Рассказывают, что кто-то спросил Микеланджело, каким методом он пользовался, работая над Моисеем. — Это очень просто, — ответил он. — Берете кусок мрамора и отсекаете от него все, что не похоже на Моисея.
Наши учителя были великие ваятели. Они точно знали, что отсечь.
Правда, сегодня мне уже известно, что если что и спасет мир, то не сострадание. В 1983 году на Филипинах, поверженный тамошней нищетой, я подарил 20 долларов повстречавшейся мне семье — трое голодных ребятишек и их родители, жившие в конуре посреди поля, пробивались тем, что подбирали колосья. Мой мотокули отругал меня:
— Никогда не делайте этого. 20 долларов — их годовой доход, при здешних нравах за такие деньги муж может жену прирезать.
ЕХАЛ ГРЕКА ЧЕРЕЗ РЕКУ
Я закончил 3 класс, и меня перевели в 27 школу. До войны школа носила имя королевы Ядвиги, еще не причисленной к лику святых (это случится только в 1997 году), а в 2015 школе присвоят имя героя «Небесной сотни» Юрия Вербицкого. Тетя Маня считала 14 школу хулиганской и боялась, что меня там покалечат. Она изложила свои доводы директору новой школы Анне Филипповне Солоп, которая успокоила тетушку: до этого года школа была женской, мальчиков пока мало, но все из хороших семей.

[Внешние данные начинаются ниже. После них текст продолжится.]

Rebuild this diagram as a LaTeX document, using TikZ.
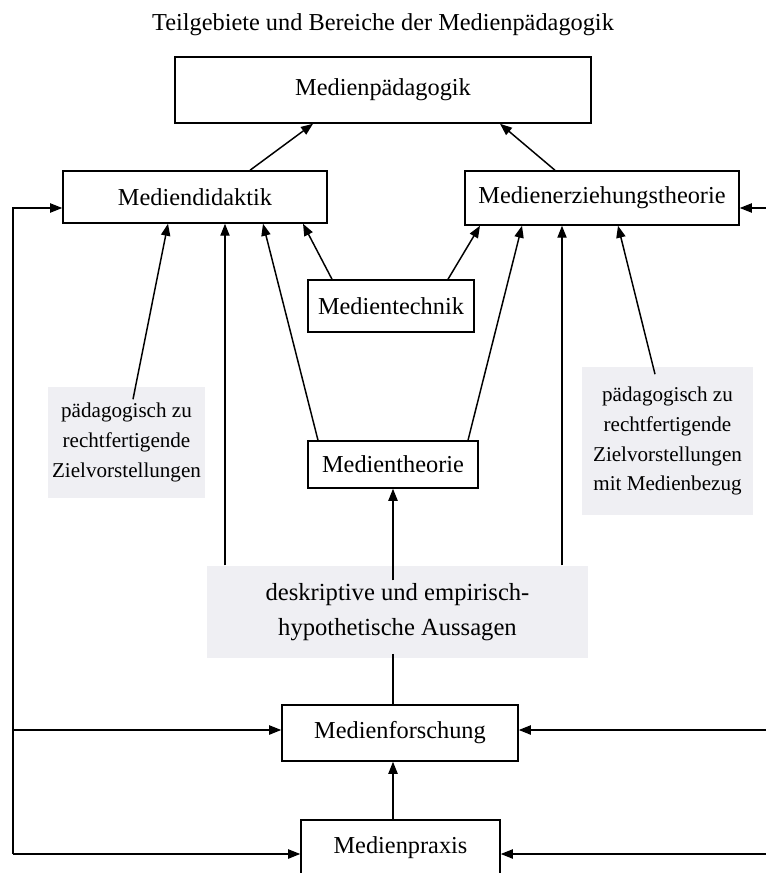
\documentclass[tikz,border=0pt]{standalone}
\usepackage{fontspec}
\setmainfont{Liberation Serif}
\usetikzlibrary{arrows.meta, calc}
\definecolor{shade}{RGB}{239,239,243}

\begin{document}
\begin{tikzpicture}[x=0.025cm, y=-0.025cm, line width=1.05pt,
    every node/.style={font=\fontsize{17.3}{21}\selectfont},
    area/.style={rectangle, draw, inner sep=0pt, minimum height=1.3cm},
    note/.style={rectangle, fill=shade, inner sep=0pt, align=center, font=\fontsize{15}{21.3}\selectfont},
    arr/.style={-{Triangle[length=3mm, width=2.3mm]}}]

    \useasboundingbox (0,0) rectangle (766,873);

    \node (title) at (383,25) {Teilgebiete und Bereiche der Medienpädagogik};
    \node[area, minimum width=10.4cm, minimum height=1.65cm] (paed) at (383,90) {Medienpädagogik};
    \node[area, minimum width=6.6cm] (didak) at (195,197) {Mediendidaktik};
    \node[area, minimum width=6.85cm, minimum height=1.35cm] (erz) at (602,198) {Medienerziehungstheorie};
    \node[area, minimum width=4.15cm] (tech) at (391,306) {Medientechnik};
    \node[area, minimum width=4.25cm, minimum height=1.175cm] (theo) at (393,464.5) {Medientheorie};
    \node[area, minimum width=5.9cm, minimum height=1.4cm] (forsch) at (400,733) {Medienforschung};
    \node[area, minimum width=4.975cm, minimum height=1.4cm] (praxis) at (400.5,848) {Medienpraxis};

    \node[note, minimum width=3.925cm, minimum height=2.775cm] (lziel) at (126.5,442.5) {pädagogisch zu\\ rechtfertigende\\ Zielvorstellungen};
    \node[note, minimum width=4.275cm, minimum height=3.7cm] (rziel) at (667.5,441) {pädagogisch zu\\ rechtfertigende\\ Zielvorstellungen\\ mit Medienbezug};
    \node[note, minimum width=9.525cm, minimum height=2.3cm, font=\fontsize{17.5}{25}\selectfont] (desk) at (397.5,612) {deskriptive und empirisch-\\ hypothetische Aussagen};

    \coordinate (lt) at (13,208);
    \coordinate (lm) at (13,730);
    \coordinate (lb) at (13,854);
    \coordinate (rt) at (770,208);
    \coordinate (rm) at (770,730);
    \coordinate (rb) at (770,854);

    \draw[arr] (didak.north -| 250,0) -- (paed.south -| 313,0);
    \draw[arr] (erz.north -| 555,0) -- (paed.south -| 500,0);
    \draw[arr] (tech.north -| 332,0) -- (didak.south -| 303,0);
    \draw[arr] (tech.north -| 448,0) -- (erz.south -| 480,0);
    \draw[arr] ($(lziel.north -| 133,0)+(0,13)$) -- (didak.south -| 168,0);
    \draw[arr] (desk.north -| 225,0) -- (didak.south -| 225,0);
    \draw[arr] (theo.north -| 318,0) -- (didak.south -| 263,0);
    \draw[arr] (theo.north -| 468,0) -- (erz.south -| 522,0);
    \draw[arr] (desk.north -| 562,0) -- (erz.south -| 562,0);
    \draw[arr] ($(rziel.north -| 655,0)+(0,8)$) -- (erz.south -| 618,0);
    \draw[arr] ($(desk.north -| 393,0)+(0,15)$) -- (theo.south -| 393,0);
    \draw ($(desk.south -| 393,0)+(0,-5)$) -- (forsch.north -| 393,0);
    \draw[arr] (praxis.north -| 393,0) -- (forsch.south -| 393,0);

    \draw[arr] (lb) -- (lt) -- (didak.west |- lt);
    \draw[arr] (lm) -- (forsch.west |- lm);
    \draw[arr] (lb) -- (praxis.west |- lb);
    \draw[arr] (rb) -- (rt) -- (erz.east |- rt);
    \draw[arr] (rm) -- (forsch.east |- rm);
    \draw[arr] (rb) -- (praxis.east |- rb);
\end{tikzpicture}
\end{document}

Новая учительница, седенькая старушка Лариса Макаровна встретила новичка приветливо, указала на свободное место и — о чудо! — моим соседом по парте оказался Толя Лущин. Его родители тоже убрали сынишку подальше от греха.
Мы дружили много лет. Окончив школу, он дважды пытался поступить в медицинский институт во Львове, но оказалось, что даже еврею туда легче пробиться, чем «москалю», да еще и «сектанту». Но он твердо решил изучать медицину. Блата и денег не было. Кто-то посоветовал поступать в Средней Азии. Он уехал в Душанбе. Спустя без малого 30 лет после нашей последней с Толей встречи, воспользовавшись плодами либерализации в СССР, я побывал во Львове и разыскал однокашников. От них я узнал, что Анатолий Константинович Лущин заведует медицинским пунктом Киевского аэропорта. Я набрал номер. Вялая беседа закончилась 116-м предложением создать совместное предприятие по схеме «бензин ваш, идеи наши». Грустно, девушки.
В тот же приезд я посетил и свою первую школу. В учительской меня приветствовала женщина со строгой улыбкой. На ней была такая же блузка с галстучком, какую носила Галина Николаевна. Тот же всепроникающий и всепонимающий взгляд, строго рационированная доброжелательность, тот же наклон головы, под рукой стопка ученических тетрадок, ожидающих прикосновения наманикюренного пальца…
Я представился, сказал, что интересуюсь судьбой моей первой учительницы.
— Усова?! И зачем это вам понадобилась эта сталинистка?
— В то время, когда я с ней познакомился, все были сталинистами.
— Она и сейчас не лучше, — парировала собеседница и приоткрыла дверь, за которой возила шваброй женщина в синем халате. — Шура, у тебя есть телефон Усовой, ты, кажется, у нее прибираешь?